Present every line in which the string "image" appears.

|---|

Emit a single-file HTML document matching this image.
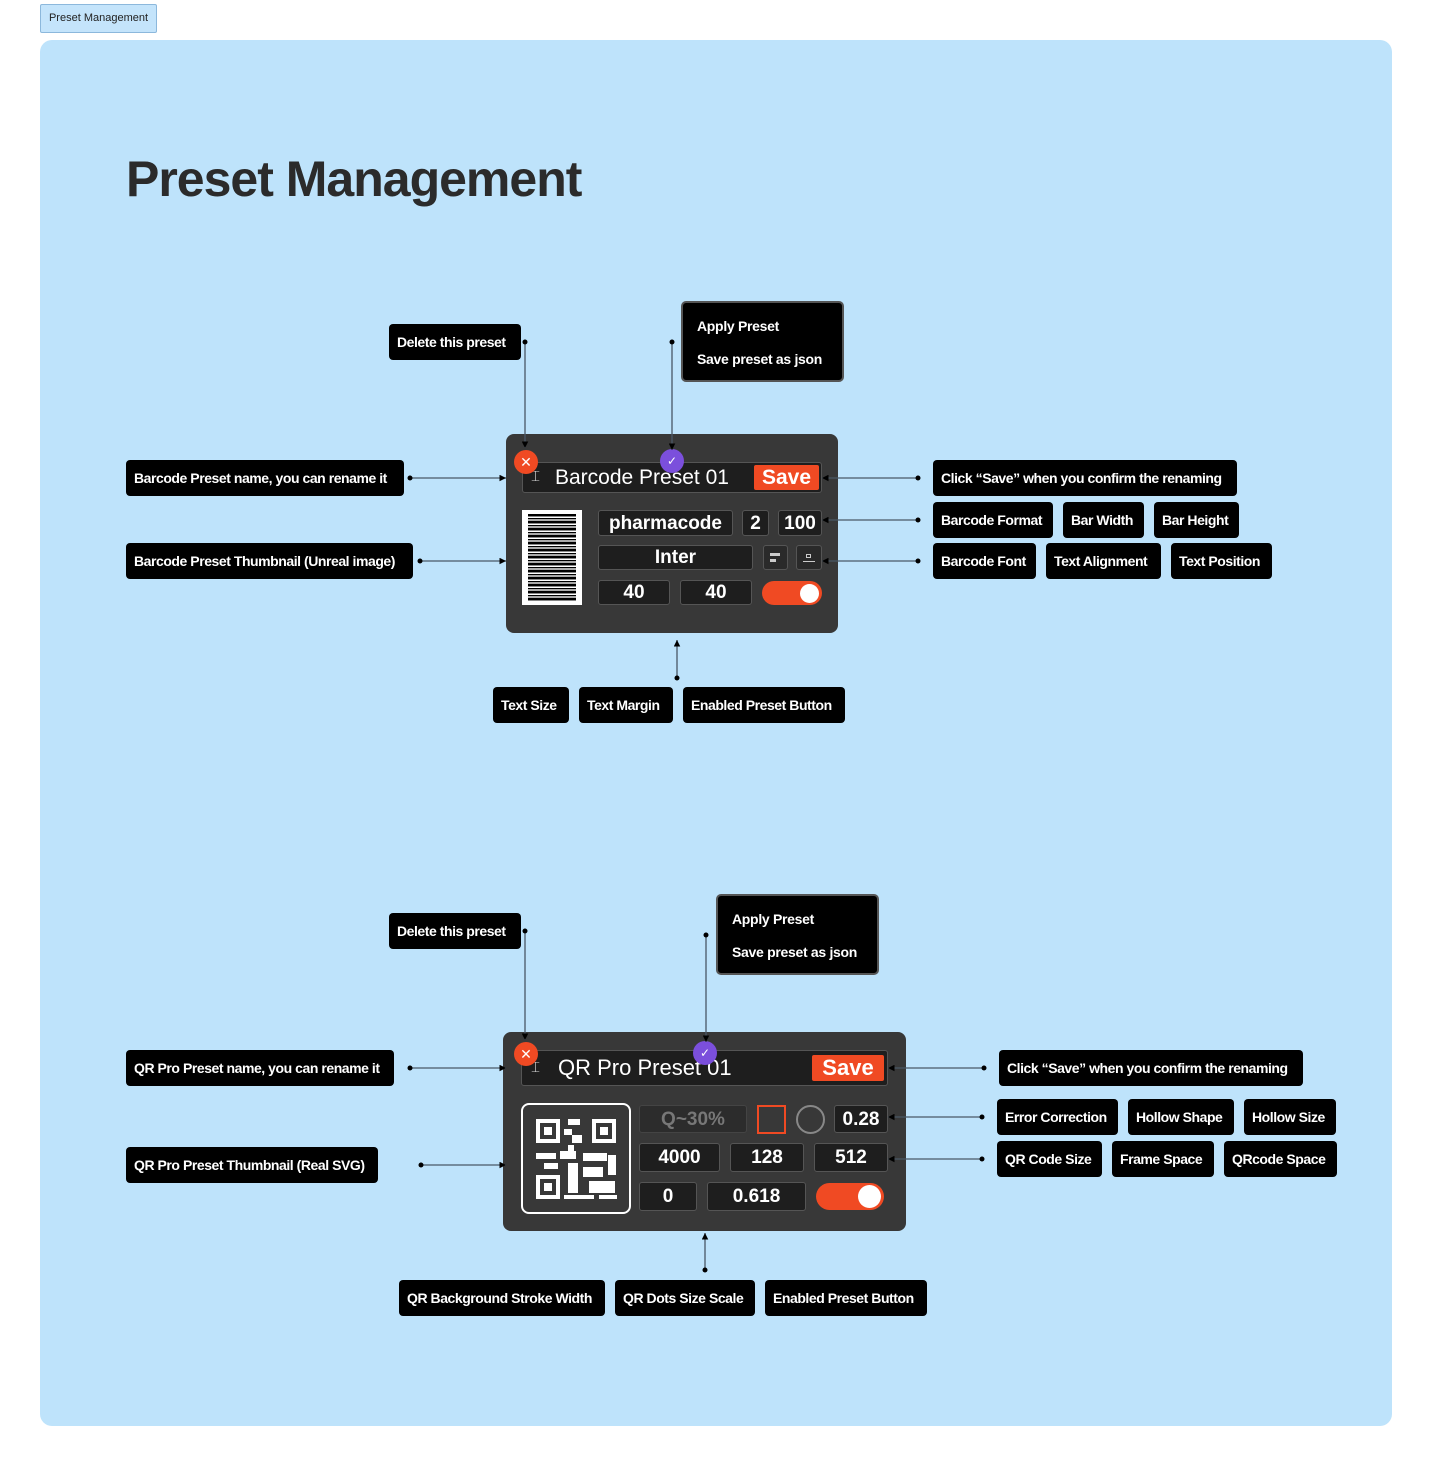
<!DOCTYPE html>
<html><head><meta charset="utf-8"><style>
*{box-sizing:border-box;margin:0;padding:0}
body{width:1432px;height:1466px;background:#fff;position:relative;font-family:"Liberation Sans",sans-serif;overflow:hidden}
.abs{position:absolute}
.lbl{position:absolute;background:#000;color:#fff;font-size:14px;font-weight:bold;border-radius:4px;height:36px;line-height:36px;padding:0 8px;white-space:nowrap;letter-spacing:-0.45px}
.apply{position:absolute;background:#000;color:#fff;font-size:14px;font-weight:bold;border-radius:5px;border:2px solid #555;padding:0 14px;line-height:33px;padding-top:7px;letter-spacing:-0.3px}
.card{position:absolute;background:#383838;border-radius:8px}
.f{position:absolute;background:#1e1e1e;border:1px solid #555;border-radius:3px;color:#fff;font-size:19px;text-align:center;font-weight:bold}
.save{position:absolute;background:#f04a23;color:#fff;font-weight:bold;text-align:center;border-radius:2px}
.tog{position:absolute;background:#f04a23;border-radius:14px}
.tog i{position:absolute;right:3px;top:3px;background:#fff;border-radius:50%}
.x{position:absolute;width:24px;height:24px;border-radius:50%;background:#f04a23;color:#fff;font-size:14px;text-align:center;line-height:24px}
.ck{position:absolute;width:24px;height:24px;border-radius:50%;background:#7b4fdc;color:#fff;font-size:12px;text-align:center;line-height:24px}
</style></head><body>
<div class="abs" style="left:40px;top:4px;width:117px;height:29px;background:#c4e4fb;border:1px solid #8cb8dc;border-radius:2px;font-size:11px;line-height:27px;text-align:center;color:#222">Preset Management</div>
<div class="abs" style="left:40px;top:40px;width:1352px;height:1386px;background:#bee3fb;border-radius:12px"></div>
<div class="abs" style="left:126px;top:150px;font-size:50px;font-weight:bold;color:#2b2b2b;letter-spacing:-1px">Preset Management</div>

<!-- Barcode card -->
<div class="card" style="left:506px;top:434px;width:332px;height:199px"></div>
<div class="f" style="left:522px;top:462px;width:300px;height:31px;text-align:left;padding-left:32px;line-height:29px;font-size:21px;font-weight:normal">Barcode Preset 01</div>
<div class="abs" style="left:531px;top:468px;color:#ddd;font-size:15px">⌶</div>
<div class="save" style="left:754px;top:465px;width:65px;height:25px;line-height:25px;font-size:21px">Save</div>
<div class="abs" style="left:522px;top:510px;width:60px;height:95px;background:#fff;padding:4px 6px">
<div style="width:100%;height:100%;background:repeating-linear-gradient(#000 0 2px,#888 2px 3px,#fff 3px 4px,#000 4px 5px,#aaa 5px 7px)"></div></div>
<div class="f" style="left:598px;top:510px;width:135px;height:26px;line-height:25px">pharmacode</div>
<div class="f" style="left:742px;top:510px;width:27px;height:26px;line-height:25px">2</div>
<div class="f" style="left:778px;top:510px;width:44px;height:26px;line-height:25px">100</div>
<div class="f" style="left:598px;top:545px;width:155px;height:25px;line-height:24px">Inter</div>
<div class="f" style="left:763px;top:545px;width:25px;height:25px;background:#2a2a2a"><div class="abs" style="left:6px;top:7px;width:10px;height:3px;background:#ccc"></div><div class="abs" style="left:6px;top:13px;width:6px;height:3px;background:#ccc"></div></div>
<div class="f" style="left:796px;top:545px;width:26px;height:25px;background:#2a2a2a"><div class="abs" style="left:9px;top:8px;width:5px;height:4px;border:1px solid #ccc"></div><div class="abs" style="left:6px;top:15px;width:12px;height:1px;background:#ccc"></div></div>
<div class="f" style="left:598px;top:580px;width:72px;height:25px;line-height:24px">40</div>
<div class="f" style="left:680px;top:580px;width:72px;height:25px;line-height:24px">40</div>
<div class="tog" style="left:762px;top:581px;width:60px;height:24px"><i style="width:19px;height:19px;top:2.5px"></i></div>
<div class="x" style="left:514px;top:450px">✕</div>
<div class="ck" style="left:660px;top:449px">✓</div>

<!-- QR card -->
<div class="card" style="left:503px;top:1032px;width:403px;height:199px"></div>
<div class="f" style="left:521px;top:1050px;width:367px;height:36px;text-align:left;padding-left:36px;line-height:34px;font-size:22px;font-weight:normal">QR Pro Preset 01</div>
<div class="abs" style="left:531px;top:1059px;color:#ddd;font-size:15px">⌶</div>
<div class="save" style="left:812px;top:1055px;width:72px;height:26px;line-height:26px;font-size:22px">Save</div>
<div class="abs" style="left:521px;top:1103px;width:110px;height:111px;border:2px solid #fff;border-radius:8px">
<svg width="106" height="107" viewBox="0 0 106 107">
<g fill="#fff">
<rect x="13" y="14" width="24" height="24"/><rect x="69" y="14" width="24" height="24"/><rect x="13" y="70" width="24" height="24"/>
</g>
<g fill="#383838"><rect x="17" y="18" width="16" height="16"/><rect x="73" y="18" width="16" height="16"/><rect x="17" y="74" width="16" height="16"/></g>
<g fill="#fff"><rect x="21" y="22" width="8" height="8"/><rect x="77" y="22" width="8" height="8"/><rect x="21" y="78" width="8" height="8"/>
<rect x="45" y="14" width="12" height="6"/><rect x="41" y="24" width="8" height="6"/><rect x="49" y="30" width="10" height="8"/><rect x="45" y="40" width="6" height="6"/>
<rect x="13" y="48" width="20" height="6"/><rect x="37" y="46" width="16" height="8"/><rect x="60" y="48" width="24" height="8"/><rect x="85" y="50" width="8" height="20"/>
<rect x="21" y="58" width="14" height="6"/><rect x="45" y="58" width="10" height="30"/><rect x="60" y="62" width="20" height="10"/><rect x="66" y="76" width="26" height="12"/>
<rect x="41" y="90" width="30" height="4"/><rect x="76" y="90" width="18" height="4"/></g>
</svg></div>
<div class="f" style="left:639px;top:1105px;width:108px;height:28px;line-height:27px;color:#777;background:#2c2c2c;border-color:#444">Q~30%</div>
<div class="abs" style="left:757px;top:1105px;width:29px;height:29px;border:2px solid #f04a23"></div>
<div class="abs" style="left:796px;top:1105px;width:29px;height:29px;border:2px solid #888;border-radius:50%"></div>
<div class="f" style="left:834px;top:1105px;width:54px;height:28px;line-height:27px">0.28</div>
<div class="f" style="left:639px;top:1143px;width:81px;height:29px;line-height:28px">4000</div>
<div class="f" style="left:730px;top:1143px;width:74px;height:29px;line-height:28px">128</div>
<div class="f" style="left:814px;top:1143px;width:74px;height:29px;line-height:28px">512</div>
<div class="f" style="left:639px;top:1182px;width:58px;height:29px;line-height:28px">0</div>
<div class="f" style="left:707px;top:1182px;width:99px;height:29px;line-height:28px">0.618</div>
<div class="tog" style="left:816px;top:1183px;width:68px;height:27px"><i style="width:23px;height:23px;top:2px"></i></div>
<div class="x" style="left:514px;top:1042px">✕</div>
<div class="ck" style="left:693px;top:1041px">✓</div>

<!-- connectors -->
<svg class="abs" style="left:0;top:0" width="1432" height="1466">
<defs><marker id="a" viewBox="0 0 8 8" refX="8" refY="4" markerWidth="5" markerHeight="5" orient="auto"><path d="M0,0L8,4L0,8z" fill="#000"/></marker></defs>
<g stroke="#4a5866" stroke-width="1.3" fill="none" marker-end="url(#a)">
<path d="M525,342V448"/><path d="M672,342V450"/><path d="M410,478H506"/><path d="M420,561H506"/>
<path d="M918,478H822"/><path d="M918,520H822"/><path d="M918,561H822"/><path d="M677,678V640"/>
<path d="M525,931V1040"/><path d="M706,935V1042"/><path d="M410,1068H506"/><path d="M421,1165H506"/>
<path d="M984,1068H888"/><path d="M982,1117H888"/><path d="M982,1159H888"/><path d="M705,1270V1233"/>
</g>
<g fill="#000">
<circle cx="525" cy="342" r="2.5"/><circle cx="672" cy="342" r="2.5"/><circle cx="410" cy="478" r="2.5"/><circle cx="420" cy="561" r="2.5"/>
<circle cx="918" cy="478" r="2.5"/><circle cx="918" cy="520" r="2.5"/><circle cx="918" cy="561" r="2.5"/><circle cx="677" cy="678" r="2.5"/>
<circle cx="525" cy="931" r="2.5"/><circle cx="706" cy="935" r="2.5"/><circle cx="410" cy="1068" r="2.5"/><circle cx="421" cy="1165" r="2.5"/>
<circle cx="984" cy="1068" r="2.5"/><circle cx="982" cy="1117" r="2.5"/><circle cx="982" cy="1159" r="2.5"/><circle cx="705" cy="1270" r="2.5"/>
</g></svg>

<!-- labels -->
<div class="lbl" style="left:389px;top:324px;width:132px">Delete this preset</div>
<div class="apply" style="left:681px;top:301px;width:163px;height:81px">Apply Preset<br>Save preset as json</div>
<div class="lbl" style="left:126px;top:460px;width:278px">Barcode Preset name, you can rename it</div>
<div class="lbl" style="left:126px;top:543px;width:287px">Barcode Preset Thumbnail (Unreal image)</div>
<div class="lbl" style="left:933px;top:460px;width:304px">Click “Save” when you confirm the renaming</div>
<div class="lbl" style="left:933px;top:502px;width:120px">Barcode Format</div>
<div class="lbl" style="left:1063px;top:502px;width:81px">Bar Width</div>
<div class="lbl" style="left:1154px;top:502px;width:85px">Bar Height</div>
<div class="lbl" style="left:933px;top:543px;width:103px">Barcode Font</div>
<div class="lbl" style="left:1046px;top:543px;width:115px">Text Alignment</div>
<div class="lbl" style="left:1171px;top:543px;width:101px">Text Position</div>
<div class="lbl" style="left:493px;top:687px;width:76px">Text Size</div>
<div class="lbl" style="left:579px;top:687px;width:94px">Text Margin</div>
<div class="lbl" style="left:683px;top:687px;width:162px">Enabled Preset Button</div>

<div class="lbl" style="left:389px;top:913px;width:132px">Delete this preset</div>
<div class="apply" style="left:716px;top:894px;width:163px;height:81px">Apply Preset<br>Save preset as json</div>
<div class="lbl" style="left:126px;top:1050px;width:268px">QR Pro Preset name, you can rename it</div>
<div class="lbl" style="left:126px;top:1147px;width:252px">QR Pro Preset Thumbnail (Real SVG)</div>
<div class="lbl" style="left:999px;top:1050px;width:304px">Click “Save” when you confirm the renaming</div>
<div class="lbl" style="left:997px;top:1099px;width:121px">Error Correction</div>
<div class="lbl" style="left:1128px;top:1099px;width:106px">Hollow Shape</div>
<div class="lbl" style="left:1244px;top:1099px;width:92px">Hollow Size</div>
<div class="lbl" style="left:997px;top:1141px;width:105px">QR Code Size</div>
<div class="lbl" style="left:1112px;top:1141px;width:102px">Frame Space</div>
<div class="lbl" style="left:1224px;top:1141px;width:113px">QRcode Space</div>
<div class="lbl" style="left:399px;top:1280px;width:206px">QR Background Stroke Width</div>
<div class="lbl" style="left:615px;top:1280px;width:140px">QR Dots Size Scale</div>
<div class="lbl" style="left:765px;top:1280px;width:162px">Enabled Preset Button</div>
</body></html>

|---|

§ Answer for this exercise:
Emit a single-file HTML document matching this image.
<div class="lbl" style="left:126px;top:543px;width:287px">Barcode Preset Thumbnail (Unreal image)</div>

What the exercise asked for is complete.